Dynasties don’t die easily, and Kobe Bryant wasn’t about to let his squad start heading in that direction without a fight in Game 5. With the Spurs leading by 22 in the final minute of the third quarter, all indications pointed to a cruising victory for the Silver and Black and a 3-2 series lead heading to Los Angeles.
As he so often did, Bryant then exploded, mounting a furious comeback that gave the Lakers a shot to win the game in the closing seconds with a made 3. Famous for not passing the ball as often as he should, it was Bryant’s competitive nature and shot-making that allowed for the comeback in the first place.
Blanketed in the final possession by defensive star Bruce Bowen, Bryant dished a pass to the deadliest clutch shooter in NBA history, Robert Horry. Big Shot Bob had already established himself as a knockdown shooter in the most pressure-packed situations, and he had a wide-open look he normally makes in his sleep.

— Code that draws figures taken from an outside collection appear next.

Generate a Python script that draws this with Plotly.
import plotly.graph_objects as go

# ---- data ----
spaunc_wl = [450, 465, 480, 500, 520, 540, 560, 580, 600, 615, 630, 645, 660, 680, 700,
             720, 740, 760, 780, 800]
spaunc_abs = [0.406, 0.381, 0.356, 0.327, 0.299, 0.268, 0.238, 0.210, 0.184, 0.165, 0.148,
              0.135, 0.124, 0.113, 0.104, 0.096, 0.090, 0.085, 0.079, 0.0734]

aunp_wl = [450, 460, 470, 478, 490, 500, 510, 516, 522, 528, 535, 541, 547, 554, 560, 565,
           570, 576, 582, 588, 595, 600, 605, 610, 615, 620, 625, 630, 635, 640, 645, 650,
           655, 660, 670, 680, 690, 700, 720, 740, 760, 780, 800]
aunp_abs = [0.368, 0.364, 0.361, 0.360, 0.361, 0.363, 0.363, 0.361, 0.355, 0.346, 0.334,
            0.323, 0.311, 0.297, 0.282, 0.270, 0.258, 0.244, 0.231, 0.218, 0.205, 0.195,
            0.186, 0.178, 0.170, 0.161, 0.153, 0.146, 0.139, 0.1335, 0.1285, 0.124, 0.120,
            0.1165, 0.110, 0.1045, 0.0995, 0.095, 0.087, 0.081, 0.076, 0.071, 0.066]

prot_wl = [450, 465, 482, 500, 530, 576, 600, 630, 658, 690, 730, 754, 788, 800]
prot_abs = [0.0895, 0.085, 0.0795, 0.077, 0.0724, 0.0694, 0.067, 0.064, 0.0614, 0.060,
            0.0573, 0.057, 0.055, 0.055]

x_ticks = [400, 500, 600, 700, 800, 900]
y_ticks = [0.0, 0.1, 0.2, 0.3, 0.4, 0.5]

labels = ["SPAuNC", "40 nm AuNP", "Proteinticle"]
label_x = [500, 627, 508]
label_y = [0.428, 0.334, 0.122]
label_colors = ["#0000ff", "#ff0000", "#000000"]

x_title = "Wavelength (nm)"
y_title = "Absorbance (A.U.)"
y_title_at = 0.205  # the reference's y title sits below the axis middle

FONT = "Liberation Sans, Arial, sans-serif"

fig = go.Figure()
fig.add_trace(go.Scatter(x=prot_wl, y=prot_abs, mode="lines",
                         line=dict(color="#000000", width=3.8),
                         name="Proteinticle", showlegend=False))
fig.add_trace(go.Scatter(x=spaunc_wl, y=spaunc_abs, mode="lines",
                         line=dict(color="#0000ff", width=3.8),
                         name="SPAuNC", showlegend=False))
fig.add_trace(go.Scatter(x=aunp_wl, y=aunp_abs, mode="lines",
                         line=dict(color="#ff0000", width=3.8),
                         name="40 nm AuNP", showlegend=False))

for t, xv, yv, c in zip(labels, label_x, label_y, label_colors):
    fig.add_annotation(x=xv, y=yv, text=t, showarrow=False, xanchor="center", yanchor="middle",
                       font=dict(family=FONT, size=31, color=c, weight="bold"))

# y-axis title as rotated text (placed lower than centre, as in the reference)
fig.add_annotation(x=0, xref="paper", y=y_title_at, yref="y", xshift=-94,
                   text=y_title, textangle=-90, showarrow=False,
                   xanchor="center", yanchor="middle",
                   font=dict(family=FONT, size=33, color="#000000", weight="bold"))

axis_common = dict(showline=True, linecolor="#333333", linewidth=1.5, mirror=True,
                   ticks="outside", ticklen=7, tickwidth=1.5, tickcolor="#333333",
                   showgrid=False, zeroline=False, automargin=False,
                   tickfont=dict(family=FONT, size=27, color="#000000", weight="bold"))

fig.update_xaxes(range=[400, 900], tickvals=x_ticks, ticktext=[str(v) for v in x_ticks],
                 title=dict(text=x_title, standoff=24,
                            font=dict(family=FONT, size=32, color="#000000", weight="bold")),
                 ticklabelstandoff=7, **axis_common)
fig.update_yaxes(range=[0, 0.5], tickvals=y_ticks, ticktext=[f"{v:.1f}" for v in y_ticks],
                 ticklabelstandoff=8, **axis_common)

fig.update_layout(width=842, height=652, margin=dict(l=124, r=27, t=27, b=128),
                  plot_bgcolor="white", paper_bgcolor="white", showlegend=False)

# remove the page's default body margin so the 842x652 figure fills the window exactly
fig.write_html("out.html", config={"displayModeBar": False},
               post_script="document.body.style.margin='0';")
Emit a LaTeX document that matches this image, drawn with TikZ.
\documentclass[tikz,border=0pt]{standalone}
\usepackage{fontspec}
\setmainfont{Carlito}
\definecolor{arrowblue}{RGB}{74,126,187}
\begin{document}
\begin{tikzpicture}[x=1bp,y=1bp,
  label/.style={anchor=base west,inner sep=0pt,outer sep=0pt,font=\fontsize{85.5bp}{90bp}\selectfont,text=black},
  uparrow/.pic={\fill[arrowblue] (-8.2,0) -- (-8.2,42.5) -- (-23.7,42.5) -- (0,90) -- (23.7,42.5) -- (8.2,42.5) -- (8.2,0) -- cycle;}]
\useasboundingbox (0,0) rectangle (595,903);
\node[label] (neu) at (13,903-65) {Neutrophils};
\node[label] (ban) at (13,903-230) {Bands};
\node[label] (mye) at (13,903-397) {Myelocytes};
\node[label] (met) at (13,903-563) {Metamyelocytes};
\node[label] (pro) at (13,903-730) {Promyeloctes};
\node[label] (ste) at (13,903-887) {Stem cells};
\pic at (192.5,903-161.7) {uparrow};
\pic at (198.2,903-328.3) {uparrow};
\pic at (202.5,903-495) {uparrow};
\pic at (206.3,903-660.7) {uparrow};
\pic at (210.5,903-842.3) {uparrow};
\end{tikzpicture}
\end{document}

I remember my heart beating through my chest when the shot was released, and it definitely stopped once the shot went three-quarters of the way into the net before popping out.

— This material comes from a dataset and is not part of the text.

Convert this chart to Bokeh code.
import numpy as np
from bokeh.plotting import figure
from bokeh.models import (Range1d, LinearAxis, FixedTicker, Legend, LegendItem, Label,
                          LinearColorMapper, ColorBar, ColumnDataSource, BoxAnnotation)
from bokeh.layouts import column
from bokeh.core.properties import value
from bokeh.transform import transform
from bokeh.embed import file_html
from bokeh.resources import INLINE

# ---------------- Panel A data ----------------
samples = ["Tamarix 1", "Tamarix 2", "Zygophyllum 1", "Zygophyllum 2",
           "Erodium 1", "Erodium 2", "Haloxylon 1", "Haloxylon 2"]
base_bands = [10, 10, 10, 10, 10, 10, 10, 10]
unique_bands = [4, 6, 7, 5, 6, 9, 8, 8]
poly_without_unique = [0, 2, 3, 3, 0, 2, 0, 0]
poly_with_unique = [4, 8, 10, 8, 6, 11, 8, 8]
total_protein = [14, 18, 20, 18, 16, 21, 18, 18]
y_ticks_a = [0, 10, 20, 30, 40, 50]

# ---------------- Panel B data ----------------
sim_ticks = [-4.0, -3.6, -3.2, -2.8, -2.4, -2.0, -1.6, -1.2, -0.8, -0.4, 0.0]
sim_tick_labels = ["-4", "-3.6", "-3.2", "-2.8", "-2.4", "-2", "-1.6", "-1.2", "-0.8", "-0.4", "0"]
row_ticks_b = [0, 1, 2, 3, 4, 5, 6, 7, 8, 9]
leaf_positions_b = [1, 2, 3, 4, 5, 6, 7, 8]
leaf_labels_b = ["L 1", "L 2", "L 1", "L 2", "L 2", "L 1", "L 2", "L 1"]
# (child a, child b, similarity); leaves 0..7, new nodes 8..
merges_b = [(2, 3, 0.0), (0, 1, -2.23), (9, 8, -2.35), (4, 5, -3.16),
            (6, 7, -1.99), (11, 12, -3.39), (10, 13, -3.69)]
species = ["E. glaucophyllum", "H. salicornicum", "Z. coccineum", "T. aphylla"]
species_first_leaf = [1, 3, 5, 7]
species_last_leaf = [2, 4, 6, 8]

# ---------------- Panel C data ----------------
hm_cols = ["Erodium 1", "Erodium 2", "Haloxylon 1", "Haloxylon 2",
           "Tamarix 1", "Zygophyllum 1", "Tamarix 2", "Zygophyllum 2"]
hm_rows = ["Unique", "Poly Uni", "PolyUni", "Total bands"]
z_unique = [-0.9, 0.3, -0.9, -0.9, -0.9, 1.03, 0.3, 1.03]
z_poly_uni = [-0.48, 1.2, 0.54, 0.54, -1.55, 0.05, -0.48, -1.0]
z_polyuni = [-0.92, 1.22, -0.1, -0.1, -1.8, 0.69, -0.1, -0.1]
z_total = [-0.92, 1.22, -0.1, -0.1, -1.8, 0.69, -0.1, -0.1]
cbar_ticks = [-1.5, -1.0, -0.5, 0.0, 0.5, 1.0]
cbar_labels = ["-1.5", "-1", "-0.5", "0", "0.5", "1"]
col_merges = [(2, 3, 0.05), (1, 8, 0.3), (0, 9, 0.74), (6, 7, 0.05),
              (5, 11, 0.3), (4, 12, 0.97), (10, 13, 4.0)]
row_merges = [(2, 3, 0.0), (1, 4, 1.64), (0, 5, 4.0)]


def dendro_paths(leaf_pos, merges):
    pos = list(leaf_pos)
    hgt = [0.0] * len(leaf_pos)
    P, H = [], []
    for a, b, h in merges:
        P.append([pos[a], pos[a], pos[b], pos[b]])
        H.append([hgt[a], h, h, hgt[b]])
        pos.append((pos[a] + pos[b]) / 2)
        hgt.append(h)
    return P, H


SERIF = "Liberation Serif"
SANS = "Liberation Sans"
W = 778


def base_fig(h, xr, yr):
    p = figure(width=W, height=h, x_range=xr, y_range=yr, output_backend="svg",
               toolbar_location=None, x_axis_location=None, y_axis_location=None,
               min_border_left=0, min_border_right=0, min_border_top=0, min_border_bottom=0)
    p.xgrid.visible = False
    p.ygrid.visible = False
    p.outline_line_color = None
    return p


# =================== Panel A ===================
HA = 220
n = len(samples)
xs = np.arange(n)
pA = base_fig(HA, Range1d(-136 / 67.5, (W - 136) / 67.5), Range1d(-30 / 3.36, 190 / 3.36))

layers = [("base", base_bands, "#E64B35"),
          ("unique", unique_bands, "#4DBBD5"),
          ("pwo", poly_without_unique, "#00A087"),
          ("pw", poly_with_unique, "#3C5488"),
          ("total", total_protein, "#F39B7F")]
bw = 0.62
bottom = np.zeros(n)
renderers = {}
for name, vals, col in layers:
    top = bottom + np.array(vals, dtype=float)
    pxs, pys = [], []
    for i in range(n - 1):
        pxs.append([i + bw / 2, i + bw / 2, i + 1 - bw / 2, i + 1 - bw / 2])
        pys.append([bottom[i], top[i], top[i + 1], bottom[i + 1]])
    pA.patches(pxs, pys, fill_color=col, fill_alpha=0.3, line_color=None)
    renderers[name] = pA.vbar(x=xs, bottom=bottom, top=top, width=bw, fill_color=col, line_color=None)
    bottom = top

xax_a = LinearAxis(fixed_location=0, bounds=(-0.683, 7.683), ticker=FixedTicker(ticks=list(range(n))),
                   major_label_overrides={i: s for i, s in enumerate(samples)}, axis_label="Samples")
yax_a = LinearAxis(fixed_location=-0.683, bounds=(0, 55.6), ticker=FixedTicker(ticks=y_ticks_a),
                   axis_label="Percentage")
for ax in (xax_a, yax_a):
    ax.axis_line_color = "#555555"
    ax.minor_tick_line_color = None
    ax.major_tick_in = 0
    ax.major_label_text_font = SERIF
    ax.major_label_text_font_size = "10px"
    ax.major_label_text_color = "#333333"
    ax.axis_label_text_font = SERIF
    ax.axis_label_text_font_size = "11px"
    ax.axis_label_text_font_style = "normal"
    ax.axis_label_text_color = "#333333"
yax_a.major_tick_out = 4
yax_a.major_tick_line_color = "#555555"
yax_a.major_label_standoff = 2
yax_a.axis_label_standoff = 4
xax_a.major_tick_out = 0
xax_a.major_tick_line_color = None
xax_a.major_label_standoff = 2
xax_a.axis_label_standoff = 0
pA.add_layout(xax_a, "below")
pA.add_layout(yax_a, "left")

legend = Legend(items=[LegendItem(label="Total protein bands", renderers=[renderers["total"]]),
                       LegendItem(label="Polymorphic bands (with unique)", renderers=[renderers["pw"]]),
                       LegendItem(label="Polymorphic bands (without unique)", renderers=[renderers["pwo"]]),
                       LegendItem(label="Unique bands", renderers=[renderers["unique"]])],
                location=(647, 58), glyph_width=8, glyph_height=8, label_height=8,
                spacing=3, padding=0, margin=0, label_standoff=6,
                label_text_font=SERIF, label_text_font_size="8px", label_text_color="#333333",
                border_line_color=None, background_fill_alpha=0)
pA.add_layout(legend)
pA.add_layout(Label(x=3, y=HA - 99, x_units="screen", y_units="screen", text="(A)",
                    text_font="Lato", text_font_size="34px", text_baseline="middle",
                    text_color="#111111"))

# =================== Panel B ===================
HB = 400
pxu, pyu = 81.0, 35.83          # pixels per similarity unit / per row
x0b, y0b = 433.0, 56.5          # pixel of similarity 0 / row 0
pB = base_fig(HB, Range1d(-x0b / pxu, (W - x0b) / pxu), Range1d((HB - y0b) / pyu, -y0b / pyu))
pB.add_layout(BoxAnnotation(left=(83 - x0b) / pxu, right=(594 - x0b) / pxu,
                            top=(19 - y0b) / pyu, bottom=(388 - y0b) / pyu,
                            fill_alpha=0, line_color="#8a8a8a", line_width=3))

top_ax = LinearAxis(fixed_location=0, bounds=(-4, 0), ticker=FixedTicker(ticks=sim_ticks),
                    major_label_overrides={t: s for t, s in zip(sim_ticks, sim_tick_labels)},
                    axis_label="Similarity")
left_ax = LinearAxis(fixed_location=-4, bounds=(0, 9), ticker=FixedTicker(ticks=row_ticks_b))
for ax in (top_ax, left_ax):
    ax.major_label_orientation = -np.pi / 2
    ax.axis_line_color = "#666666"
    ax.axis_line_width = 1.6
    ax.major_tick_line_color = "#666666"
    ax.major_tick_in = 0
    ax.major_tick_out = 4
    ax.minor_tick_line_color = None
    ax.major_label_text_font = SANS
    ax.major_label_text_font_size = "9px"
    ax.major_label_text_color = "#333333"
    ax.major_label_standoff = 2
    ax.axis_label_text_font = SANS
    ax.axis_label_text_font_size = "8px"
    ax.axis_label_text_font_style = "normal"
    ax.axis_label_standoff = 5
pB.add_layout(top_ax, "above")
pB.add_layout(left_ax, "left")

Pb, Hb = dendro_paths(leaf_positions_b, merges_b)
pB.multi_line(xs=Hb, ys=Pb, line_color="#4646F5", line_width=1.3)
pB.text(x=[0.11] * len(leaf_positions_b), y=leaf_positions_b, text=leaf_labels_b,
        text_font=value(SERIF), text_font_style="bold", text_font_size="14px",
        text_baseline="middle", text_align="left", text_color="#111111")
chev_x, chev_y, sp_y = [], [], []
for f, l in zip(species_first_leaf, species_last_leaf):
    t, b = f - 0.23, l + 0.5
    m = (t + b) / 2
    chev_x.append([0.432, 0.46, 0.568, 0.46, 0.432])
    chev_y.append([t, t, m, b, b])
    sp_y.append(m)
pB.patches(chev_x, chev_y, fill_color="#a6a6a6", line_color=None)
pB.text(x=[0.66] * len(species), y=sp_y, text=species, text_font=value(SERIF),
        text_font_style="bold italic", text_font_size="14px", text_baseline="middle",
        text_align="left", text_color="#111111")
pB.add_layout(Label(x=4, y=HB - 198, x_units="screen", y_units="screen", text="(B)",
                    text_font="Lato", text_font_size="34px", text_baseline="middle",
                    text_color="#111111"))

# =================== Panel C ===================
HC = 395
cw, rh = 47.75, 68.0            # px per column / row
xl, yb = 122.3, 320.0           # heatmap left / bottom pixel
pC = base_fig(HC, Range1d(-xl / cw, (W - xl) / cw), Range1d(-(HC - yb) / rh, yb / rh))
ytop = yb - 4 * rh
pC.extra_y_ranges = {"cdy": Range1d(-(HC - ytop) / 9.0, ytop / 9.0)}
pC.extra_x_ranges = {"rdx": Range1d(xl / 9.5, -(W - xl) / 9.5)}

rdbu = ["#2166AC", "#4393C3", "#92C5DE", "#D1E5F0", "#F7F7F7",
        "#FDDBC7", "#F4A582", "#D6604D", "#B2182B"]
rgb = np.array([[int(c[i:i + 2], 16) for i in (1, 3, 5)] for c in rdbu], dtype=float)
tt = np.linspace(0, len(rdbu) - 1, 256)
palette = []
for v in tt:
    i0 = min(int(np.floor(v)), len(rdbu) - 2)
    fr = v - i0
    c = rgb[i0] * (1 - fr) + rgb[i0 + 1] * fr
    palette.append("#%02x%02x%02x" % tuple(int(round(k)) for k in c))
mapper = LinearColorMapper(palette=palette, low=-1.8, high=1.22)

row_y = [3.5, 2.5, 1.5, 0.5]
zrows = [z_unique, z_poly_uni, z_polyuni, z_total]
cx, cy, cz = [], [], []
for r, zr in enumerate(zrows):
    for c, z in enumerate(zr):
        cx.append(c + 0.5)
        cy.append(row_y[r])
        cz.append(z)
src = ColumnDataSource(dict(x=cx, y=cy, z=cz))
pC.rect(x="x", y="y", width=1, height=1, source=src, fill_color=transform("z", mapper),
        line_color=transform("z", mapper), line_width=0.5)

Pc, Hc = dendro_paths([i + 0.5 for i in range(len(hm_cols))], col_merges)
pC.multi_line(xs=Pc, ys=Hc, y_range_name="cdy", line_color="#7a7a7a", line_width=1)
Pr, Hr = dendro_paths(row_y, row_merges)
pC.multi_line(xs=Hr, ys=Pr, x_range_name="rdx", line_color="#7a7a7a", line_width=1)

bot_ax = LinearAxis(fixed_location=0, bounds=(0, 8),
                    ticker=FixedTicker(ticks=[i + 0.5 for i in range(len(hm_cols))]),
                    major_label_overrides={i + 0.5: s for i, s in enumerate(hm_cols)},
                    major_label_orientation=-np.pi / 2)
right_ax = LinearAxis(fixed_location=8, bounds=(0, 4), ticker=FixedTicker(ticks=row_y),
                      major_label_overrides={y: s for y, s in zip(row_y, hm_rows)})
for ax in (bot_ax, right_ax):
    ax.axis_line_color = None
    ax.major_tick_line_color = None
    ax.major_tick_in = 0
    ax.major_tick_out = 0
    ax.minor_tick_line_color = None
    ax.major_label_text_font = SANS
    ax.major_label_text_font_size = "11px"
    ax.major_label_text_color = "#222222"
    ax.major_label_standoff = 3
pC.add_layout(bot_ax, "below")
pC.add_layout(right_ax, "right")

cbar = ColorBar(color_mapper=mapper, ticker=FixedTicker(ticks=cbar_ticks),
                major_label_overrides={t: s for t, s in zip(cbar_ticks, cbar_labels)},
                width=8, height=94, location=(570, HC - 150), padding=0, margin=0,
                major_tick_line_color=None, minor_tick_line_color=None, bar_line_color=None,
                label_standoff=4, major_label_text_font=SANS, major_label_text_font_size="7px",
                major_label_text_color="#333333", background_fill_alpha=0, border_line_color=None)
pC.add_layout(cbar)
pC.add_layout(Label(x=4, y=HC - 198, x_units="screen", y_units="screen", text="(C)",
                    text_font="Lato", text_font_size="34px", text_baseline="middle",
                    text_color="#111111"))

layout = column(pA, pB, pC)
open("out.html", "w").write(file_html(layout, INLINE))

Horry would go on to hit several more clutch shots over his decorated career, including the single biggest shot in San Antonio Spurs history. This particular rim-out set the stage for the Spurs to go into Los Angeles with renewed intensity and determination to not allow another let-up. On this day in 2003, they did exactly that.
Tim Duncan and the Spurs end the Lakers’ dynasty, start their own
With their chance at a four-peat on the line, Shaquille O’Neal and Kobe Bryant did all they could to postpone the inevitable, but no team in the world was going to stop Tim Duncan’s quest in Game 6.
Using his entire arsenal of post moves, hook shots, and mid-range jumpers, Duncan was a man possessed no matter who was in front of him — even if that someone was 7-foot-1 and 325 pounds.
“This is a clinic,” said Bill Walton during a fourth-quarter blitz by San Antonio. “How many players have played this well ever?”
By the end of the onslaught that saw the Spurs outscore the Lakers 32-13 in the final frame, Duncan had tallied 37 points, 16 rebounds, four assists, and two blocks in a masterpiece performance.
As the sun set on the Lakers’ dynasty, Derek Fisher and Kobe Bryant could only look on from the bench with tears forming in their eyes as they realized their time atop the league was finally ending. It would be the last championship Kobe and Shaq would win together, although they’d enjoy title success later in their careers.
The Spurs’ dynasty is validated by their biggest rivals
Although San Antonio ended up winning five titles in 15 seasons and had 50+ regular-season wins every year from 1999 to 2017, their lack of a repeat title has given ammo to many who want to discredit their dominant run. “You can’t have a dynasty if you don’t even repeat once,” I’ve heard a few times, often from Lakers fans.
The thing is, both Kobe and Shaq have publicly referred to the Spurs as a dynasty on more than one occasion. As a duo that won three consecutive titles, I think their opinion probably carries a bit more weight than Twitter user LakerzFan4Lyfe.
When the Spurs finally stopped the Lakers’ train in its tracks, it was a win for small markets everywhere and just the beginning of what would turn out to be one of the most tremendous streaks of consistency in professional sports.
The Spurs-Lakers rivalry was finally established on that day, and what a rivalry it was.